Other canonical artists followed. Fernand Léger painted La Joconde aux Clés (1930), Philippe Halsman produced Dalí as a Mona Lisa (1954), and Fernando Botero made a plump Mona Lisa in 1959, which he reprised in 1978. Leonardo’s portrait became the subject of one of Andy Warhol’s earliest silkscreen works, in 1963, when the Pop artist used the reproduction from a Met brochure to copy and serialize her portrait.
After Warhol’s heyday, with the economic boom of the 1960s resulting in a boon to advertising (especially in the United States), the Mona Lisa started to cameo regularly in marketing campaigns. During the 1970s, she featured in around 23 new advertisements per year, and that number increased to 53 per year in the following decade. Her visage gave products the stamp of art-historical importance while also fueling her own popularity.
She’s a Parisian landmark.
The 1960s boom that supercharged ad campaigns also kicked off mass tourism, with Paris becoming a top international destination.

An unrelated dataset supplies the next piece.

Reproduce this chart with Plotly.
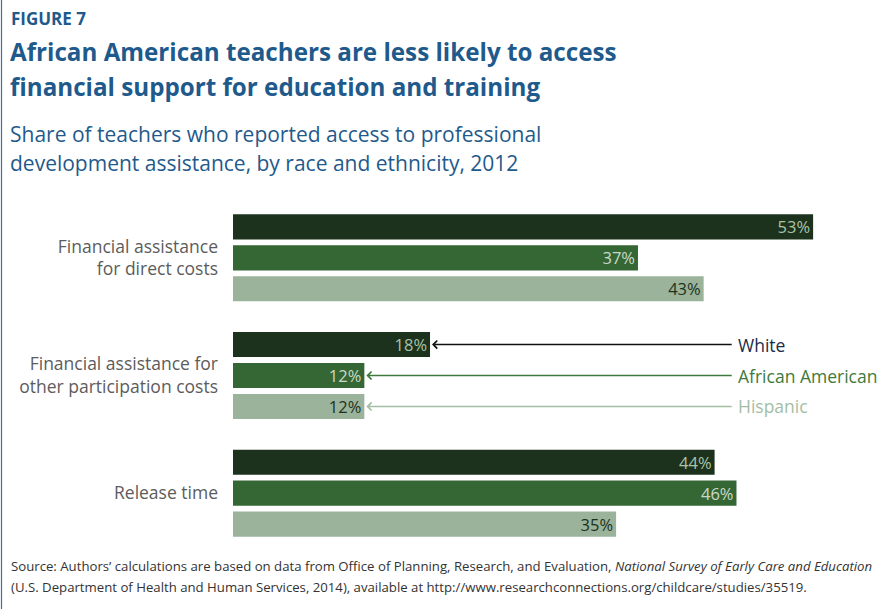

The Mona Lisa has left French soil only a handful of times since Leonardo brought her to Francis I’s court in the early 16th century, making her nearly as permanent a fixture as other Parisian tourist destinations.
The few times she’s left her perch at the Louvre have only fed Mona Lisa fever, with the flashiest of these being in 1963, when Jacqueline Kennedy helped broker a loan to show her at the National Gallery of Art and the Metropolitan Museum in New York. Treated like a celebrity, she was welcomed by the Kennedys and feted with an official dinner (where the dessert was Poires Mona Lisa, poached pears coated with a chocolate sauce and baked into pastry). Americans took notice and came to see her in droves, with 1,751,521 visitors to the museums in the six weeks she was in the United States. A similar tour was repeated a decade later when the Mona Lisa went to Japan; the international media attention that ensued cemented her status as an icon.
Owing to her fragility, the Mona Lisa is unlikely to ever leave the Louvre again, and visitors who make the pilgrimage to see her there find her in the museum’s biggest room—the Salle des États, a room once used by Napoleon III for legislative sessions. Her bulletproof case and designated wall are evidence of her elite status. A leaked French Ministry of Culture report from 2018 disclosed, among other things, that even with all the masterpieces contained in the Louvre’s permanent collection, nine out of ten visitors claim they come to see Leonardo’s lady.